Get off plane in Florida and walk up to the counter to get the car, and they ask for my license. Oops. So I take out my five-years-out-of-date NY driver’s license and hand it to them and try to think of something clever to say when they notice, but they don’t notice, they just glance at the pic and photocopy the thing and hand it back along with the keys.

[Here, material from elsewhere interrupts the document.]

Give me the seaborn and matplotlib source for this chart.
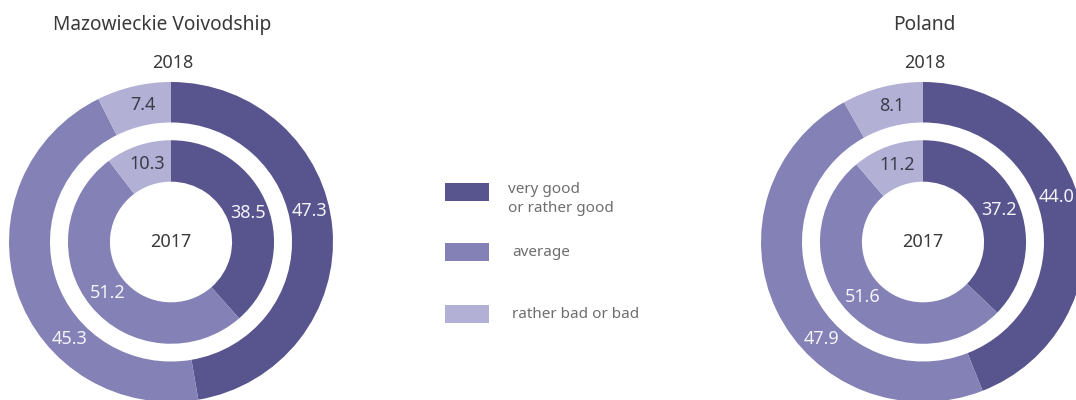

Another one involving driver’s license, this one dating back to circa 1986 or so. Back then, not owning a vehicle, I’d not bothered with the hassle of NY Dept of Motor Vehicles (notoriously long long long lines back then) and therefore still had my Georgia license (still valid, unexpired). I go into a 24-hour convenience store to buy a six pack of beer and not only do I get carded (I’m 27 at the time) but the store clerk won’t accept anything other than a valid NY license. I can’t convince her that a valid license from another state is adequate proof of age (so would an expired license be, for that matter, I don’t need to be a “licensed drinker”, just a person certifiably old enough to buy alcoholic beverages). So I go to the deli down the street instead. Next weekend, late at night, the 24-hour place is the only open place selling beer for a couple miles and I’m a pedestrian college student, and the same overzealous counter person in on duty. I snag a six, read the price and calculate the tax, pull out bills sufficient to cover it, and walk past the counter dropping the bills in front of her and head out the door without stopping as she yells after me.

Actually, I’ve got a lot of these kinds of stories, I’ve thought of two more. Comes with being a bit of a “space cadet” with a general disinterest in what the book says, I guess.

don’t ask , that’s pretty funny. I’d guess the teacher was gonna let you squeak by on your plagarism until you directly admitted to it.